The trick to this whole approach of fighting flight anxieties, he says, is finding ways to shut down the amygdala, the part of the brain that stores fear memories and responses. The best way, he says, is to encourage your body to produce the hormone oxytocin, which banishes fearful thoughts. Women produce this chemical particularly well by thinking of nursing a child, men by contemplating sex. Not that I should act on such thoughts aboard a plane, he adds.
"This isn't about you telling someone, 'I'm having a panic attack.
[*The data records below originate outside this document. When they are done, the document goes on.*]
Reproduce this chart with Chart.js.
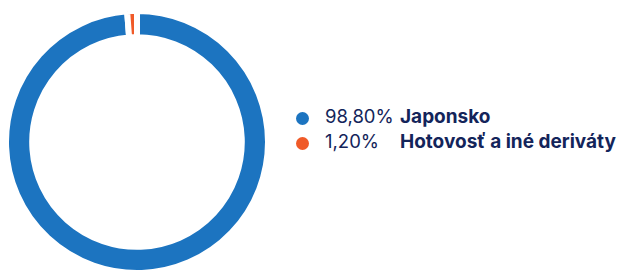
<!DOCTYPE html>
<html>
<head>
<meta charset="utf-8">
<script src="https://cdn.jsdelivr.net/npm/chart.js@4/dist/chart.umd.min.js"></script>
<style>
  html, body { margin: 0; padding: 0; background: #fff; width: 617px; height: 271px; overflow: hidden; }
  #wrap { position: absolute; left: 3px; top: 8px; width: 268px; height: 268px; }
  #legend { position: absolute; left: 296px; top: 104px; font-family: Inter, "Open Sans", sans-serif; color: #13245a; font-size: 19px; }
  .row { position: relative; height: 25px; line-height: 25px; white-space: nowrap; }
  .dot { position: absolute; left: 0px; top: 8px; width: 13px; height: 13px; border-radius: 50%; }
  .val { position: absolute; left: 29px; top: 0; font-weight: 400; font-size: 18.5px; }
  .lab { position: absolute; left: 104px; top: 0; font-weight: 700; }
</style>
</head>
<body>
<div id="wrap"><canvas id="c"></canvas></div>
<div id="legend"></div>
<script>
const categories = ["Japonsko", "Hotovosť a iné deriváty"];
const values = [98.80, 1.20];
const valueLabels = ["98,80%", "1,20%"];
const colors = ["#1c74c0", "#f05a28"];

new Chart(document.getElementById('c'), {
  type: 'doughnut',
  data: {
    labels: categories,
    datasets: [{
      data: values,
      backgroundColor: colors,
      borderColor: '#ffffff',
      borderWidth: 6,
      hoverOffset: 0
    }]
  },
  options: {
    responsive: true,
    maintainAspectRatio: false,
    animation: false,
    cutout: '80%',
    layout: { padding: 0 },
    plugins: { legend: { display: false }, tooltip: { enabled: false } }
  }
});

const legend = document.getElementById('legend');
categories.forEach((cat, i) => {
  const row = document.createElement('div');
  row.className = 'row';
  row.innerHTML = '<span class="dot" style="background:' + colors[i] + '"></span>' +
    '<span class="val">' + valueLabels[i] + '</span>' +
    '<span class="lab">' + cat + '</span>';
  legend.appendChild(row);
});
</script>
</body>
</html>
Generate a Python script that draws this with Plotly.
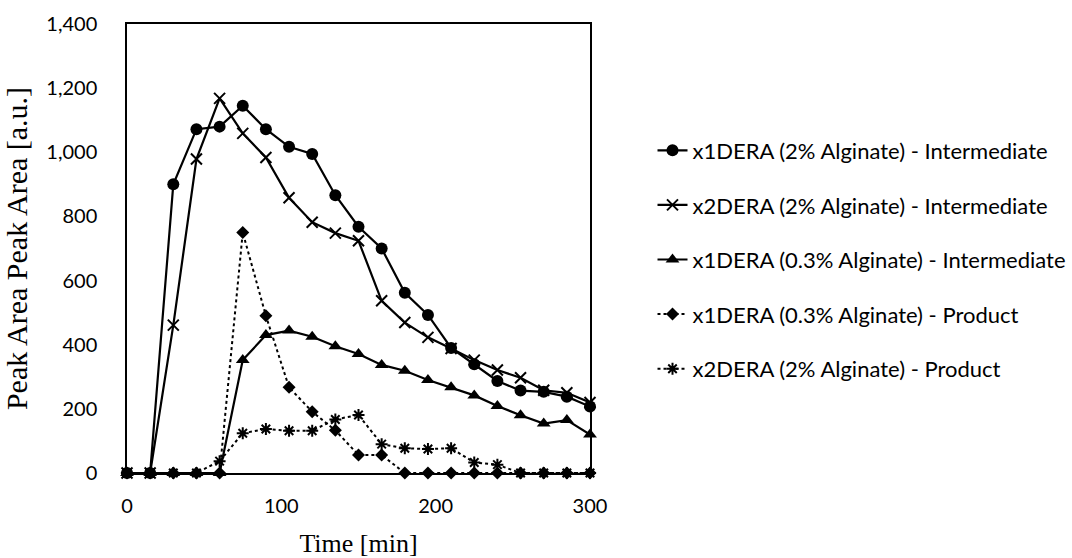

Let's sneak into the bathroom together,' " Bunn says with a laugh.
If this scenario seems likely to be more frustrating than it's worth, imagining your beloved pet dog gazing into your eyes works about as well. "Your dog looking at you like you're the only person in the world also produces oxytocin" in you, he says. "And, unlike with people, you can always depend on your dog to look at you like this."
— — —
As I sample other courses, I also learn that no two people's flying phobias are alike. "Fear of flying is rarely just about being up in the air," says Stacey Chance, a veteran American Airlines pilot who created the free online program Fear of Flying Help Course. "It's typically some combination of claustrophobia, fear of strange noises, turbulence, the feeling of not being in control."
I take some comfort in not being too freaked out by takeoff, which he says often scares people more than landing. "Something about the plane tilting back makes people think it could just keep on going backwards and flip over," Chance says. "Even my wife thinks that."
Acknowledging that flipping backward is aeronautically impossible, and doing some deep-breathing exercises, goes far in helping assuage this worry, Chance says.